Data items:
= = = =

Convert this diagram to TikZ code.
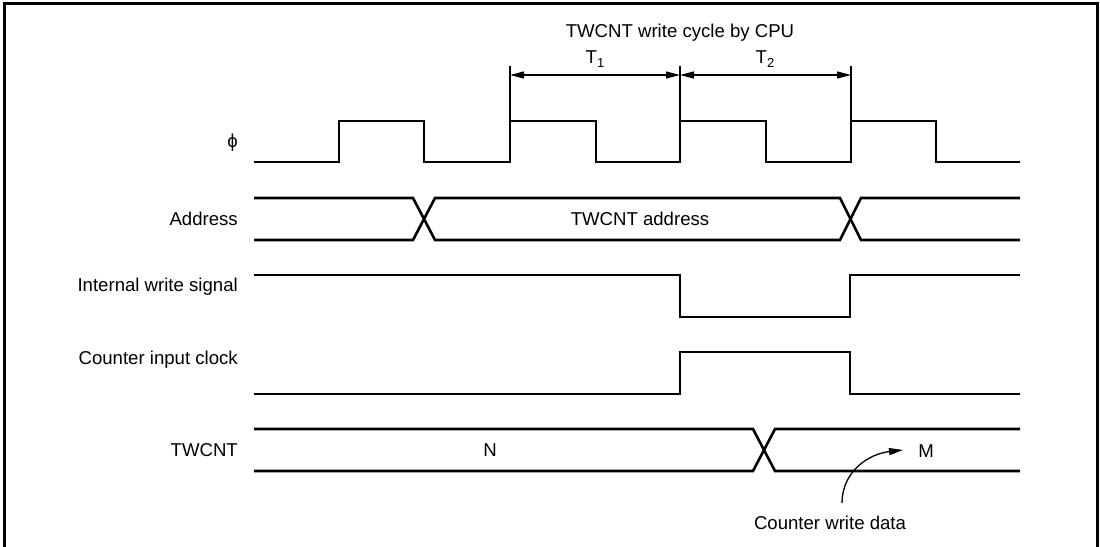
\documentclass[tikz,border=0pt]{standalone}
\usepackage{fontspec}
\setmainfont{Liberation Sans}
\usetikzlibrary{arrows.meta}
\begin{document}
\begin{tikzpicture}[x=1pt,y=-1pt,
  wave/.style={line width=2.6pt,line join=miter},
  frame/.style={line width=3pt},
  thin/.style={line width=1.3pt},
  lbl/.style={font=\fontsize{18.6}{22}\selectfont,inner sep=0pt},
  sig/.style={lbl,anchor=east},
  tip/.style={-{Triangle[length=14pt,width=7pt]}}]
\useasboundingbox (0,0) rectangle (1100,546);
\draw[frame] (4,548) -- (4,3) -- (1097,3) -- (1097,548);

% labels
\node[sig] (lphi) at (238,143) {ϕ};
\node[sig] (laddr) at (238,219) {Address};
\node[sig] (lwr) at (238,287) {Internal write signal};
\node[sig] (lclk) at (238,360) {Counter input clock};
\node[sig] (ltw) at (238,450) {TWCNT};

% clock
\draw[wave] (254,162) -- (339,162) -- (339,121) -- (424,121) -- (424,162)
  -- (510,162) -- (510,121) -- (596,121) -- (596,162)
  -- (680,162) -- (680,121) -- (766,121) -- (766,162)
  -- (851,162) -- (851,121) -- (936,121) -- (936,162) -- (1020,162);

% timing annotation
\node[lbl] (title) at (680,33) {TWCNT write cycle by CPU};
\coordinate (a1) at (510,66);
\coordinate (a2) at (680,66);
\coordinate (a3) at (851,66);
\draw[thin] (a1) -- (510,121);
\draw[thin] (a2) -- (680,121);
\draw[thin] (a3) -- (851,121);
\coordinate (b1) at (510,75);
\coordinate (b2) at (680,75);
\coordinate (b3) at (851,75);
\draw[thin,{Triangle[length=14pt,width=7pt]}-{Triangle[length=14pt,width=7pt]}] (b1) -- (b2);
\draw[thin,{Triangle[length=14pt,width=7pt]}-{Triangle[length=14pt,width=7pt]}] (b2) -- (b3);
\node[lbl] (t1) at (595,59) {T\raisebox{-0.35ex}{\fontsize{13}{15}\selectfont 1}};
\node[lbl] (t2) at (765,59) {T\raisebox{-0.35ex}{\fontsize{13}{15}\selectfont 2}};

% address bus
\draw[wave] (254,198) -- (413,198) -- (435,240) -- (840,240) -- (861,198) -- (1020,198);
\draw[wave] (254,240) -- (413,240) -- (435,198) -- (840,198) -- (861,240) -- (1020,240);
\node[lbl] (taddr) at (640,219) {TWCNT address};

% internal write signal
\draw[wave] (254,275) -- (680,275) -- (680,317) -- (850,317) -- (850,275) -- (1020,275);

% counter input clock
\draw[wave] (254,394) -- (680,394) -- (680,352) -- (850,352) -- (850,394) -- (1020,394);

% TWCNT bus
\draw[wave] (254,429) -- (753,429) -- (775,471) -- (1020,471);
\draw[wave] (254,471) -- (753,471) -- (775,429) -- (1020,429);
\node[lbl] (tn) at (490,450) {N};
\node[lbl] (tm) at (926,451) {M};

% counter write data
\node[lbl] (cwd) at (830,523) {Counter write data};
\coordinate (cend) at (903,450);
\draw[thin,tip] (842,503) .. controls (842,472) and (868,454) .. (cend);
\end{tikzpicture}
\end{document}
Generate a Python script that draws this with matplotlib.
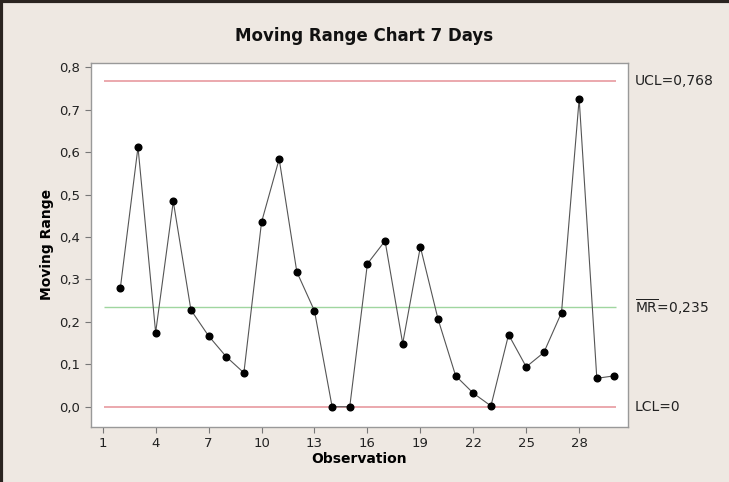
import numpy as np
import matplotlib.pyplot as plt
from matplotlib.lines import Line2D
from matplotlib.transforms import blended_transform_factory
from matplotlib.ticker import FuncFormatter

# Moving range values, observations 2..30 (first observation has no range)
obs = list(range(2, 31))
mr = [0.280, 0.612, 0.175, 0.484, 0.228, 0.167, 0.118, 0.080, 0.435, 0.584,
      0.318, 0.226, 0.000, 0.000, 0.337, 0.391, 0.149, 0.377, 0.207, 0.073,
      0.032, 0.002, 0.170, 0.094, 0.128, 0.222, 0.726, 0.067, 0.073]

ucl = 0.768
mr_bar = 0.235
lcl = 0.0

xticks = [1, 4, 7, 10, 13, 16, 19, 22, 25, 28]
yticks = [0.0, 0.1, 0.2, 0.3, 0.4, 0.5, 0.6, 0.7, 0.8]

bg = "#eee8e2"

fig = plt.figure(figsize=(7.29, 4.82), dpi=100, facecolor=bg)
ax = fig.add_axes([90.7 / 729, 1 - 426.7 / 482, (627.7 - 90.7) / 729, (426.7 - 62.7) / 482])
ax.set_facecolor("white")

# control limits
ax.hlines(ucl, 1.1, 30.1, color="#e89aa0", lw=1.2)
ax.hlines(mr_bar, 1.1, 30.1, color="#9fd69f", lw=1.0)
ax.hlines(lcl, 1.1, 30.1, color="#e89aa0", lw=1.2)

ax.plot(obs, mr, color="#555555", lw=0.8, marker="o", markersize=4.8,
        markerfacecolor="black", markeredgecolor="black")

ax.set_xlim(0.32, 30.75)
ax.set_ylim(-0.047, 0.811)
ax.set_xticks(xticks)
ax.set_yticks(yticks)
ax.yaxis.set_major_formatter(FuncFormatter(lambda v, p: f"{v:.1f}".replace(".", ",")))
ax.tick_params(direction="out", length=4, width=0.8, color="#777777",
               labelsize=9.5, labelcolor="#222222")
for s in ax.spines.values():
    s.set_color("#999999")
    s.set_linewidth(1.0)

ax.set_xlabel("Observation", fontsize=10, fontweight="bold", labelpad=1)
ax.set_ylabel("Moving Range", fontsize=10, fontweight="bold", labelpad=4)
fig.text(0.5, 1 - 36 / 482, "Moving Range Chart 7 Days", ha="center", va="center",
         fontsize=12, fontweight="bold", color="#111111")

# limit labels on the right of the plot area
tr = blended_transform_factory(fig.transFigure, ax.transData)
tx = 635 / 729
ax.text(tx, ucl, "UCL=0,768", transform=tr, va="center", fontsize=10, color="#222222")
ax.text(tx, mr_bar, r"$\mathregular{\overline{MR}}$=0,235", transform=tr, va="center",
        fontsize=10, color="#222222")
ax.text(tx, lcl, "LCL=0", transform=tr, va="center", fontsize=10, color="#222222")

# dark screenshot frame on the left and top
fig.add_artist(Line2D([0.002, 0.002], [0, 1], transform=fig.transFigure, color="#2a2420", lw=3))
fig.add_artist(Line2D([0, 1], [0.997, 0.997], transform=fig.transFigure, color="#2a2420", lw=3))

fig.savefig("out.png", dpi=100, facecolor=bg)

= = = =

TASK TO CARRY OUT >> Leave out the pictures and transcribe exactly the lines from the one containing "Generate a Python" through the one containing "from matplotlib.ticker import FuncFormatter".

EXERCISE OUTPUT >>
Generate a Python script that draws this with matplotlib.
import numpy as np
import matplotlib.pyplot as plt
from matplotlib.lines import Line2D
from matplotlib.transforms import blended_transform_factory
from matplotlib.ticker import FuncFormatter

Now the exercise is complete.